- [Exercise]
Without the pictures, repeat the listing character for character.

- [Information supplied]

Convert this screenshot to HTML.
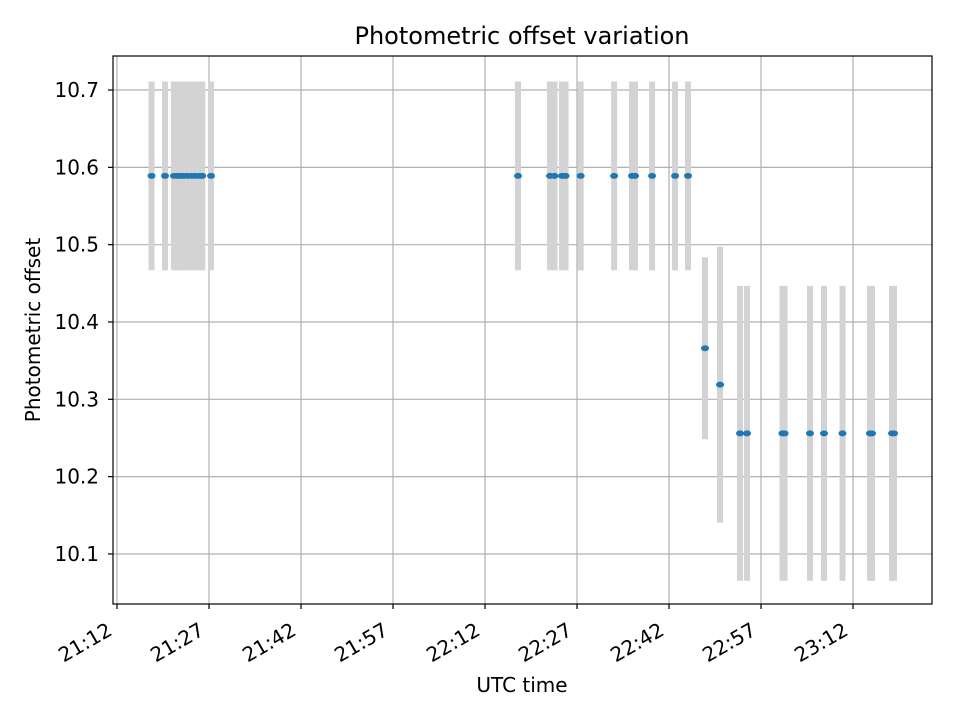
<!DOCTYPE html>
<html><head><meta charset="utf-8"><style>
html,body{margin:0;padding:0;background:#fff}
svg{display:block;font-family:"DejaVu Sans","Liberation Sans",sans-serif}
</style></head><body>
<svg id="chart" width="960" height="720" viewBox="0 0 960 720" xmlns="http://www.w3.org/2000/svg">
<rect width="960" height="720" fill="#fff"/>
<g id="grid"></g>
<g id="errbars"></g>
<g id="points"></g>
<rect x="113" y="56" width="819" height="548" fill="none" stroke="#000" stroke-width="1.2"/>
<g id="axes"></g>
<text x="522" y="44" text-anchor="middle" font-size="24">Photometric offset variation</text>
<text x="522" y="692" text-anchor="middle" font-size="20">UTC time</text>
<text transform="translate(40,330) rotate(-90)" text-anchor="middle" font-size="20">Photometric offset</text>
</svg>
<script>
// minutes after 21:00 UTC
const times = [17.63,19.83,21.29,21.9,22.4,22.9,23.5,24.2,24.8,25.5,25.9,27.33,
  77.38,82.6,83.33,84.55,85.13,87.6,93.05,95.97,96.46,99.24,102.99,105.1,
  107.87,110.32,113.58,114.72,120.5,120.85,124.99,127.27,130.29,134.77,135.1,138.36,138.69];
const offsets = [10.589,10.589,10.589,10.589,10.589,10.589,10.589,10.589,10.589,10.589,10.589,10.589,
  10.589,10.589,10.589,10.589,10.589,10.589,10.589,10.589,10.589,10.589,10.589,10.589,
  10.366,10.319,10.256,10.256,10.256,10.256,10.256,10.256,10.256,10.256,10.256,10.256,10.256];
const errors = [0.122,0.122,0.122,0.122,0.122,0.122,0.122,0.122,0.122,0.122,0.122,0.122,
  0.122,0.122,0.122,0.122,0.122,0.122,0.122,0.122,0.122,0.122,0.122,0.122,
  0.1177,0.1785,0.1907,0.1907,0.1907,0.1907,0.1907,0.1907,0.1907,0.1907,0.1907,0.1907,0.1907];
const xTickMinutes = [12,27,42,57,72,87,102,117,132];
const xTickLabels = ["21:12","21:27","21:42","21:57","22:12","22:27","22:42","22:57","23:12"];
const yTicks = [10.1,10.2,10.3,10.4,10.5,10.6,10.7];

const NS = "http://www.w3.org/2000/svg";
const L=113,R=932,T=56,B=604;
const xMin=11.348, xMax=144.88, yMin=10.0353, yMax=10.7440;
const xs = m => L + (m-xMin)/(xMax-xMin)*(R-L);
const ys = v => B - (v-yMin)/(yMax-yMin)*(B-T);
function mk(tag, attrs, parent){const e=document.createElementNS(NS,tag);for(const k in attrs)e.setAttribute(k,attrs[k]);parent.appendChild(e);return e;}

const grid=document.getElementById('grid'), axes=document.getElementById('axes');
const eb=document.getElementById('errbars'), pts=document.getElementById('points');

xTickMinutes.forEach((m,i)=>{
  const x=xs(m);
  const g=mk('line',{x1:x,x2:x,y1:T,y2:B,stroke:'#b0b0b0','stroke-width':1.2},grid);
  
  
  const t=mk('line',{x1:x,x2:x,y1:B,y2:B+5,stroke:'#000','stroke-width':1.2},axes);
  
  
  const lb=mk('text',{transform:`translate(${x-11},${B+17}) rotate(-30)`,x:0,y:15,'text-anchor':'end','font-size':20},axes);
  lb.textContent=xTickLabels[i];
  
  
});
yTicks.forEach(v=>{
  const y=ys(v);
  const g=mk('line',{x1:L,x2:R,y1:y,y2:y,stroke:'#b0b0b0','stroke-width':1.2},grid);
  
  
  const t=mk('line',{x1:L-5,x2:L,y1:y,y2:y,stroke:'#000','stroke-width':1.2},axes);
  
  
  const lb=mk('text',{x:L-14,y:y+7,'text-anchor':'end','font-size':20},axes);
  lb.textContent=v.toFixed(1);
  
  
});
times.forEach((m,i)=>{
  const x=xs(m);
  const r=mk('line',{x1:x,x2:x,y1:ys(offsets[i]+errors[i]),y2:ys(offsets[i]-errors[i]),stroke:'#d3d3d3','stroke-width':6},eb);
  
  
});
times.forEach((m,i)=>{
  const c=mk('ellipse',{cx:xs(m),cy:ys(offsets[i]),rx:4,ry:3,fill:'#1f77b4'},pts);
  
  
});
</script>
</body></html>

- [The solution]
Convert this screenshot to HTML.
<!DOCTYPE html>
<html><head><meta charset="utf-8"><style>
html,body{margin:0;padding:0;background:#fff}
svg{display:block;font-family:"DejaVu Sans","Liberation Sans",sans-serif}
</style></head><body>
<svg id="chart" width="960" height="720" viewBox="0 0 960 720" xmlns="http://www.w3.org/2000/svg">
<rect width="960" height="720" fill="#fff"/>
<g id="grid"></g>
<g id="errbars"></g>
<g id="points"></g>
<rect x="113" y="56" width="819" height="548" fill="none" stroke="#000" stroke-width="1.2"/>
<g id="axes"></g>
<text x="522" y="44" text-anchor="middle" font-size="24">Photometric offset variation</text>
<text x="522" y="692" text-anchor="middle" font-size="20">UTC time</text>
<text transform="translate(40,330) rotate(-90)" text-anchor="middle" font-size="20">Photometric offset</text>
</svg>
<script>
// minutes after 21:00 UTC
const times = [17.63,19.83,21.29,21.9,22.4,22.9,23.5,24.2,24.8,25.5,25.9,27.33,
  77.38,82.6,83.33,84.55,85.13,87.6,93.05,95.97,96.46,99.24,102.99,105.1,
  107.87,110.32,113.58,114.72,120.5,120.85,124.99,127.27,130.29,134.77,135.1,138.36,138.69];
const offsets = [10.589,10.589,10.589,10.589,10.589,10.589,10.589,10.589,10.589,10.589,10.589,10.589,
  10.589,10.589,10.589,10.589,10.589,10.589,10.589,10.589,10.589,10.589,10.589,10.589,
  10.366,10.319,10.256,10.256,10.256,10.256,10.256,10.256,10.256,10.256,10.256,10.256,10.256];
const errors = [0.122,0.122,0.122,0.122,0.122,0.122,0.122,0.122,0.122,0.122,0.122,0.122,
  0.122,0.122,0.122,0.122,0.122,0.122,0.122,0.122,0.122,0.122,0.122,0.122,
  0.1177,0.1785,0.1907,0.1907,0.1907,0.1907,0.1907,0.1907,0.1907,0.1907,0.1907,0.1907,0.1907];
const xTickMinutes = [12,27,42,57,72,87,102,117,132];
const xTickLabels = ["21:12","21:27","21:42","21:57","22:12","22:27","22:42","22:57","23:12"];
const yTicks = [10.1,10.2,10.3,10.4,10.5,10.6,10.7];

const NS = "http://www.w3.org/2000/svg";
const L=113,R=932,T=56,B=604;
const xMin=11.348, xMax=144.88, yMin=10.0353, yMax=10.7440;
const xs = m => L + (m-xMin)/(xMax-xMin)*(R-L);
const ys = v => B - (v-yMin)/(yMax-yMin)*(B-T);
function mk(tag, attrs, parent){const e=document.createElementNS(NS,tag);for(const k in attrs)e.setAttribute(k,attrs[k]);parent.appendChild(e);return e;}

const grid=document.getElementById('grid'), axes=document.getElementById('axes');
const eb=document.getElementById('errbars'), pts=document.getElementById('points');

xTickMinutes.forEach((m,i)=>{
  const x=xs(m);
  const g=mk('line',{x1:x,x2:x,y1:T,y2:B,stroke:'#b0b0b0','stroke-width':1.2},grid);
  
  
  const t=mk('line',{x1:x,x2:x,y1:B,y2:B+5,stroke:'#000','stroke-width':1.2},axes);
  
  
  const lb=mk('text',{transform:`translate(${x-11},${B+17}) rotate(-30)`,x:0,y:15,'text-anchor':'end','font-size':20},axes);
  lb.textContent=xTickLabels[i];
  
  
});
yTicks.forEach(v=>{
  const y=ys(v);
  const g=mk('line',{x1:L,x2:R,y1:y,y2:y,stroke:'#b0b0b0','stroke-width':1.2},grid);
  
  
  const t=mk('line',{x1:L-5,x2:L,y1:y,y2:y,stroke:'#000','stroke-width':1.2},axes);
  
  
  const lb=mk('text',{x:L-14,y:y+7,'text-anchor':'end','font-size':20},axes);
  lb.textContent=v.toFixed(1);
  
  
});
times.forEach((m,i)=>{
  const x=xs(m);
  const r=mk('line',{x1:x,x2:x,y1:ys(offsets[i]+errors[i]),y2:ys(offsets[i]-errors[i]),stroke:'#d3d3d3','stroke-width':6},eb);
  
  
});
times.forEach((m,i)=>{
  const c=mk('ellipse',{cx:xs(m),cy:ys(offsets[i]),rx:4,ry:3,fill:'#1f77b4'},pts);
  
  
});
</script>
</body></html>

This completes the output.